§ Exercise directions: Without the pictures, output the lines of the material from the very first through the one that holds "const yTicks = [35, 428, 821, 1214, 1607, 2000];".

§ Task data:

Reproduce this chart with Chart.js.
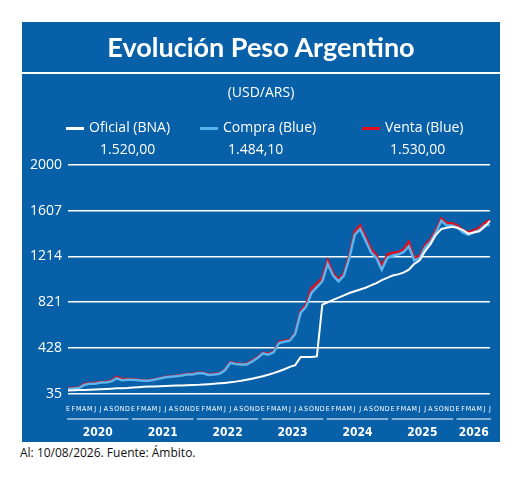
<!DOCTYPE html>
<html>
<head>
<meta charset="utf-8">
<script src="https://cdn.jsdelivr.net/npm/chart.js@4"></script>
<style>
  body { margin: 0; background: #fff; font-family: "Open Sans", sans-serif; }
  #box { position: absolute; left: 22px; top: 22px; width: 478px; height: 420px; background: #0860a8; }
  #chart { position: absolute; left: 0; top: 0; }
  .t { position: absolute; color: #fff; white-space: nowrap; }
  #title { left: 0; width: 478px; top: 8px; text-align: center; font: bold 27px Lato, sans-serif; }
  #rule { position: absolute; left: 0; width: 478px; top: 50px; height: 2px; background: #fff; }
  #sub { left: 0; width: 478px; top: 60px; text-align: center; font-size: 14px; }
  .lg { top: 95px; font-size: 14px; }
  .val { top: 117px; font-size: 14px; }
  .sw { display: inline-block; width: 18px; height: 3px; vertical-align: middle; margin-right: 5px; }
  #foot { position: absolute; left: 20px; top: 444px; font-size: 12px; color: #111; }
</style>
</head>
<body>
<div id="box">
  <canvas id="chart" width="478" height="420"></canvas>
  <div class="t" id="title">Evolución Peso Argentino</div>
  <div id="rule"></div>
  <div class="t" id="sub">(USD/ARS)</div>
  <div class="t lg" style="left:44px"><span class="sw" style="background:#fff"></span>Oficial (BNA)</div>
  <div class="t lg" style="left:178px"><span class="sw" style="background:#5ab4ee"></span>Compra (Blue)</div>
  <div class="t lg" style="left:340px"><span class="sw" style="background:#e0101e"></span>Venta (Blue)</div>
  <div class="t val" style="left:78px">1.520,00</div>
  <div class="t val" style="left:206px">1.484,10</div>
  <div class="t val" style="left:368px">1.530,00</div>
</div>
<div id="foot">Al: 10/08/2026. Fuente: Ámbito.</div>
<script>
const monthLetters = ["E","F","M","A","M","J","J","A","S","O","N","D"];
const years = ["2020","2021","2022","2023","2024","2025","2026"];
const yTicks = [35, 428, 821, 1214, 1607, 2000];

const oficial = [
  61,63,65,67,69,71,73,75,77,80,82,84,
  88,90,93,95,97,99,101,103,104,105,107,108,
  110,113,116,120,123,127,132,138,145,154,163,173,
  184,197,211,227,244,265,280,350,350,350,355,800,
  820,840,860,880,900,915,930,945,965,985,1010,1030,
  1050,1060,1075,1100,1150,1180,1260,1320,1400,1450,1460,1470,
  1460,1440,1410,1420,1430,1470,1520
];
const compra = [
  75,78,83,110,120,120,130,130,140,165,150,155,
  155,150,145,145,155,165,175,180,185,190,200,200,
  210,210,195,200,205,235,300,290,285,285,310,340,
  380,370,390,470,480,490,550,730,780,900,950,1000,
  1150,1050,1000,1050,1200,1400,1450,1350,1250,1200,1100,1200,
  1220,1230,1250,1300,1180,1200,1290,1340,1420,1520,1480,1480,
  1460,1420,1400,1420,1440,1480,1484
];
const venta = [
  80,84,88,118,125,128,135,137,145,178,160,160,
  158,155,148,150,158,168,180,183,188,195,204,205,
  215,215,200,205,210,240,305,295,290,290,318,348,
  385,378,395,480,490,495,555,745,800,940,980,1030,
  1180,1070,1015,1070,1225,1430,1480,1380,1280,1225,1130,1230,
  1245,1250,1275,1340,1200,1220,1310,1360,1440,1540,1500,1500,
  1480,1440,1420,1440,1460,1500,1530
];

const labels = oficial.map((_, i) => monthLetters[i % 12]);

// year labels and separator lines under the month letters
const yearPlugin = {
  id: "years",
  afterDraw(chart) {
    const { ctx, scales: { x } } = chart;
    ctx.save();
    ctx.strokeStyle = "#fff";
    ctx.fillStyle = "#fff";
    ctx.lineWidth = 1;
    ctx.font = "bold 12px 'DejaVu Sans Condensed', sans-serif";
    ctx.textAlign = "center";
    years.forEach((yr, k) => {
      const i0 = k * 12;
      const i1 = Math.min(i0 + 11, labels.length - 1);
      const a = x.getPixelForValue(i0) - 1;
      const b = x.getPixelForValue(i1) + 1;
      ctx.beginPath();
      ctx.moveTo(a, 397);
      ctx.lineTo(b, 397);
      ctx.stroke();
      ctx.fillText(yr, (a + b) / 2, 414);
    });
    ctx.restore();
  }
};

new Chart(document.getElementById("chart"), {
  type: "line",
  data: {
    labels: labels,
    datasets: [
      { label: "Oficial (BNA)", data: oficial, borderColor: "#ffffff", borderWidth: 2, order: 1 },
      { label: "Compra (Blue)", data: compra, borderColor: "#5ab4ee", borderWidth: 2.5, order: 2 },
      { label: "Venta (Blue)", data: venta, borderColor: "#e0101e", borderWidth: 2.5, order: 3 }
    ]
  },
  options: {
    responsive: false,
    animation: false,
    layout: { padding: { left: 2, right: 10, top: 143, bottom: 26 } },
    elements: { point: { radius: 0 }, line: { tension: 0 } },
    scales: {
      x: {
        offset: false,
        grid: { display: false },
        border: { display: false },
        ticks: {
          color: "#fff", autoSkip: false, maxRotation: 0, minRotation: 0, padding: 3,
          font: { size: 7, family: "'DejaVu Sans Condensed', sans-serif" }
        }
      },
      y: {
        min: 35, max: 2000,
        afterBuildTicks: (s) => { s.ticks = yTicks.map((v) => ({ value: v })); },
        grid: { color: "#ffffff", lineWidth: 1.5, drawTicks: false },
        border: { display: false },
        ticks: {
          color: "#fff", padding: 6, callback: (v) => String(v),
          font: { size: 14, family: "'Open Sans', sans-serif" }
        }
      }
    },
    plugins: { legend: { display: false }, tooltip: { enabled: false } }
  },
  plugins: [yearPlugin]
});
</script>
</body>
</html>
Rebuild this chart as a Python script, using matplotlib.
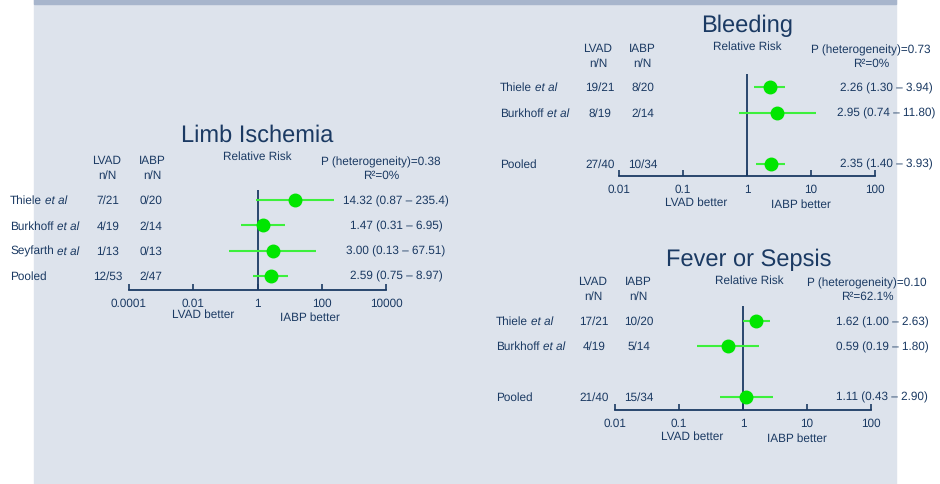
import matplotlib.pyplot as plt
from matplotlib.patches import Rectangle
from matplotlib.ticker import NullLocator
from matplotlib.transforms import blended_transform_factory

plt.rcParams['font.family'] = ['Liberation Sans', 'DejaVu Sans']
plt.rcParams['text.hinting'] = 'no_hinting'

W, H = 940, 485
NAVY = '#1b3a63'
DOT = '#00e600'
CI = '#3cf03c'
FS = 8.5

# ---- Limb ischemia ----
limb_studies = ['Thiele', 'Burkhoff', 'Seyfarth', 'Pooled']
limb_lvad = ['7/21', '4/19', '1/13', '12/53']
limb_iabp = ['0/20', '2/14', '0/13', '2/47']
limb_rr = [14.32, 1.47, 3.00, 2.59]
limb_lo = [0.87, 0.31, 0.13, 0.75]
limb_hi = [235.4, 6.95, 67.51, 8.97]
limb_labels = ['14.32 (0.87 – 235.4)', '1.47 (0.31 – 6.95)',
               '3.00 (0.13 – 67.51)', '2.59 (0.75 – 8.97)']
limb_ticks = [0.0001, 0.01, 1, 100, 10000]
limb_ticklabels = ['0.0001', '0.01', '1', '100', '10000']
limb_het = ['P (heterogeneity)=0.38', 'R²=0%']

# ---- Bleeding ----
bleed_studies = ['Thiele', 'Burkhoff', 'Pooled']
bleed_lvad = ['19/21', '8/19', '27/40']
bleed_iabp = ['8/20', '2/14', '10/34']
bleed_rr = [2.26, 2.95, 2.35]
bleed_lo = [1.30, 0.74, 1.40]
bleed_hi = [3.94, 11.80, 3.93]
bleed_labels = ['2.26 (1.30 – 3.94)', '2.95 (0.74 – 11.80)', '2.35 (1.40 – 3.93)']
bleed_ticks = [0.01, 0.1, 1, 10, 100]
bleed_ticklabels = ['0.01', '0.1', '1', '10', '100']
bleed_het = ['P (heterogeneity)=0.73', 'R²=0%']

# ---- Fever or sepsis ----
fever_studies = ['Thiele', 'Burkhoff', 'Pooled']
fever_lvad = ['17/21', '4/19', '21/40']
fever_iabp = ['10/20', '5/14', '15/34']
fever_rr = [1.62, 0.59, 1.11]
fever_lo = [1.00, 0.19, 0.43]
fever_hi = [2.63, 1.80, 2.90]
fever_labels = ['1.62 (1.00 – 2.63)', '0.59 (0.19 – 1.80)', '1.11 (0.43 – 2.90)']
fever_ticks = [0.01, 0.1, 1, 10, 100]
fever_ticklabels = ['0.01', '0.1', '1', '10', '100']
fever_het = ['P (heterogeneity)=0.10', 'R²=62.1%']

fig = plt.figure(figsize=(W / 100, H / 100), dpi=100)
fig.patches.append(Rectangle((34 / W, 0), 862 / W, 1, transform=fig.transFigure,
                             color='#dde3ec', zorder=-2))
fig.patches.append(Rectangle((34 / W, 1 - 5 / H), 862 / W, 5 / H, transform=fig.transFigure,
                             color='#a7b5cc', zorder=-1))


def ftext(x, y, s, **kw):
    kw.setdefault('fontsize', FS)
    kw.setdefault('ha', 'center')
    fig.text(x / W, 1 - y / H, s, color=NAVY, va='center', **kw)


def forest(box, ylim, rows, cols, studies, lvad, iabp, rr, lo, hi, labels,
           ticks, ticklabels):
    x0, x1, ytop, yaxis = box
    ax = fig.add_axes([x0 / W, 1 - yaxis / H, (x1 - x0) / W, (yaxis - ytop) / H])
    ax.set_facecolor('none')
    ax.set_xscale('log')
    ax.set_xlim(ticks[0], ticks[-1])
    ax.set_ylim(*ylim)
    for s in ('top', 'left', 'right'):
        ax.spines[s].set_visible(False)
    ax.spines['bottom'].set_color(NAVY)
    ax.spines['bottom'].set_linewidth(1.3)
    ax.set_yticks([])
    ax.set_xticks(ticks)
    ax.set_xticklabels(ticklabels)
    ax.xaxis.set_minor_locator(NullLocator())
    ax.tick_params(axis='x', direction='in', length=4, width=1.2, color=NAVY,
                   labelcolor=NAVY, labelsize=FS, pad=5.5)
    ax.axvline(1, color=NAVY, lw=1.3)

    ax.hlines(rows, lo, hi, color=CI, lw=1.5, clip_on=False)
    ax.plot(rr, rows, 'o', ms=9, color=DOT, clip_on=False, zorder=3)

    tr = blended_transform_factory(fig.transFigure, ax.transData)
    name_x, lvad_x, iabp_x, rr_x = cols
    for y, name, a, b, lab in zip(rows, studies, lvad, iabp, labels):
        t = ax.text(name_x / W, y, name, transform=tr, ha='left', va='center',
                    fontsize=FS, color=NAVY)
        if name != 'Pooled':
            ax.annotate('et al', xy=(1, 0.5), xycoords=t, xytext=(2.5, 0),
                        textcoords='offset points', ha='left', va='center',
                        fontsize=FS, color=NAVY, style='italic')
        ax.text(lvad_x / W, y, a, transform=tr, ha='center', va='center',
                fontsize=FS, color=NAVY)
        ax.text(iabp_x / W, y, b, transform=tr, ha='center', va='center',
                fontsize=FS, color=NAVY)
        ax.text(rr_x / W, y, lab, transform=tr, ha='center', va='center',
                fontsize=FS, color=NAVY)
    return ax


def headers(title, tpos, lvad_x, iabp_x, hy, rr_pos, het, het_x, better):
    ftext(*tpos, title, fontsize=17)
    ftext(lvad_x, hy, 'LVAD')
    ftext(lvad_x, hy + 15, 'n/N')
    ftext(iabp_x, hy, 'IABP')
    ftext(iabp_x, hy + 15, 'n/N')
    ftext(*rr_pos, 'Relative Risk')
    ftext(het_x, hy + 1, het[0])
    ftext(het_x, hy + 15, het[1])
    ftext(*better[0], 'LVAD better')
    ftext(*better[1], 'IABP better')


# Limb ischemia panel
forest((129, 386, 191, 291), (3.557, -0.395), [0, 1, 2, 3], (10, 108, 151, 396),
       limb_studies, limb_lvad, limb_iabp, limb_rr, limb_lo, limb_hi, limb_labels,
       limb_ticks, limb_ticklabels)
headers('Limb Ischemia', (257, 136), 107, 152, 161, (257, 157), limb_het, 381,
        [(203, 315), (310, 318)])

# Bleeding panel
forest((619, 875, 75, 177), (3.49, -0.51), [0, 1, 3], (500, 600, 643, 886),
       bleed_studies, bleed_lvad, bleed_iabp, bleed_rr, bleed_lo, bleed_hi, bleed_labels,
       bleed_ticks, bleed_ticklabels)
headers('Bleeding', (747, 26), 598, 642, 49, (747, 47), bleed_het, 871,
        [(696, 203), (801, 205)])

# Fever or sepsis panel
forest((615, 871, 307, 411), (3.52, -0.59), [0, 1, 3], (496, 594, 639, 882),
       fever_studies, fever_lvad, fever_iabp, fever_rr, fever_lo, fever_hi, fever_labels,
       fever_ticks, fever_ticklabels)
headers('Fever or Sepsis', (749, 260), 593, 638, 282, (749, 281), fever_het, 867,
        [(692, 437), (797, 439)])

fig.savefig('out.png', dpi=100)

§ Solution:
Reproduce this chart with Chart.js.
<!DOCTYPE html>
<html>
<head>
<meta charset="utf-8">
<script src="https://cdn.jsdelivr.net/npm/chart.js@4"></script>
<style>
  body { margin: 0; background: #fff; font-family: "Open Sans", sans-serif; }
  #box { position: absolute; left: 22px; top: 22px; width: 478px; height: 420px; background: #0860a8; }
  #chart { position: absolute; left: 0; top: 0; }
  .t { position: absolute; color: #fff; white-space: nowrap; }
  #title { left: 0; width: 478px; top: 8px; text-align: center; font: bold 27px Lato, sans-serif; }
  #rule { position: absolute; left: 0; width: 478px; top: 50px; height: 2px; background: #fff; }
  #sub { left: 0; width: 478px; top: 60px; text-align: center; font-size: 14px; }
  .lg { top: 95px; font-size: 14px; }
  .val { top: 117px; font-size: 14px; }
  .sw { display: inline-block; width: 18px; height: 3px; vertical-align: middle; margin-right: 5px; }
  #foot { position: absolute; left: 20px; top: 444px; font-size: 12px; color: #111; }
</style>
</head>
<body>
<div id="box">
  <canvas id="chart" width="478" height="420"></canvas>
  <div class="t" id="title">Evolución Peso Argentino</div>
  <div id="rule"></div>
  <div class="t" id="sub">(USD/ARS)</div>
  <div class="t lg" style="left:44px"><span class="sw" style="background:#fff"></span>Oficial (BNA)</div>
  <div class="t lg" style="left:178px"><span class="sw" style="background:#5ab4ee"></span>Compra (Blue)</div>
  <div class="t lg" style="left:340px"><span class="sw" style="background:#e0101e"></span>Venta (Blue)</div>
  <div class="t val" style="left:78px">1.520,00</div>
  <div class="t val" style="left:206px">1.484,10</div>
  <div class="t val" style="left:368px">1.530,00</div>
</div>
<div id="foot">Al: 10/08/2026. Fuente: Ámbito.</div>
<script>
const monthLetters = ["E","F","M","A","M","J","J","A","S","O","N","D"];
const years = ["2020","2021","2022","2023","2024","2025","2026"];
const yTicks = [35, 428, 821, 1214, 1607, 2000];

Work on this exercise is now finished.